2003-07-30 - 9:15 a.m.
At work there's this thing called the CRAC puzzle. It's kind of like a cryptoquip, except it's 20 seperate words that have no relation to each other. You have to guess what letter corresponds to the REAL letter. Just like a cryptoquip. The CRAC puzzle is an appropriate name, because it's at least as addicting as regular crack.
Yesterday, I finally did it. 18 submits and ZERO INCORRECT GUESSES! In YOUR FACE, JOSH! And anyone else who reads this and also knows the CRAC puzzle. I also had 7 submits and 5 incorrect guesss yesterday. Only 7 submits is pretty good.
I've been having a lot of trouble sleeping lately. I wake up unhappy because of bad dreams I can't quite remember. I stay awake worrying about things that don't concern me too much during waking hours. Most of my concerns stem from the fact that my life is about to radically change. I'm all for getting out of the army, don't get me wrong. The army's been good to me, and there are a lot of aspects that I enjoy about it, but I really don't belong in an institution like this. Mark Twain has a quote about how the army is a master plan designed by geniuses for execution by idiots. I should bring it home from work and type it up here. It describes the army perfectly, and part of the irony is he wrote it over 100 years ago.
Not all of the army is bad. The part of the army that agrees with me is the routine. I'm so routine oriented that it's almost debilitating. For instance, I have eggo waffles every morning. 2 of them. If I'm out of waffles, I don't eat something else. I drop everything and drive to the store to go buy more.

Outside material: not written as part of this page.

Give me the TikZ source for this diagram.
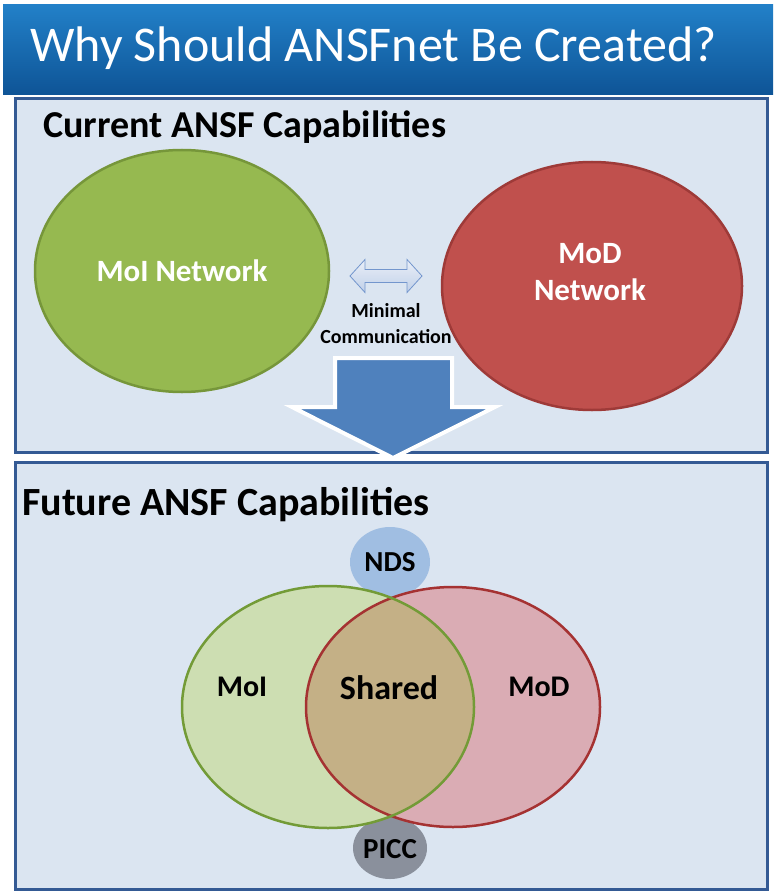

I think I'm concerned about the transition period. Moving from one routine here to my new, as yet mysterious routine back home. In normal, every day life, I'm excited about this. It's right about when I go to sleep that all my doubts and worries surface. Where will I get my waffles? Will anyone miss me when I'm gone? Why did I procrastinate so much about college and paying off credit card debt?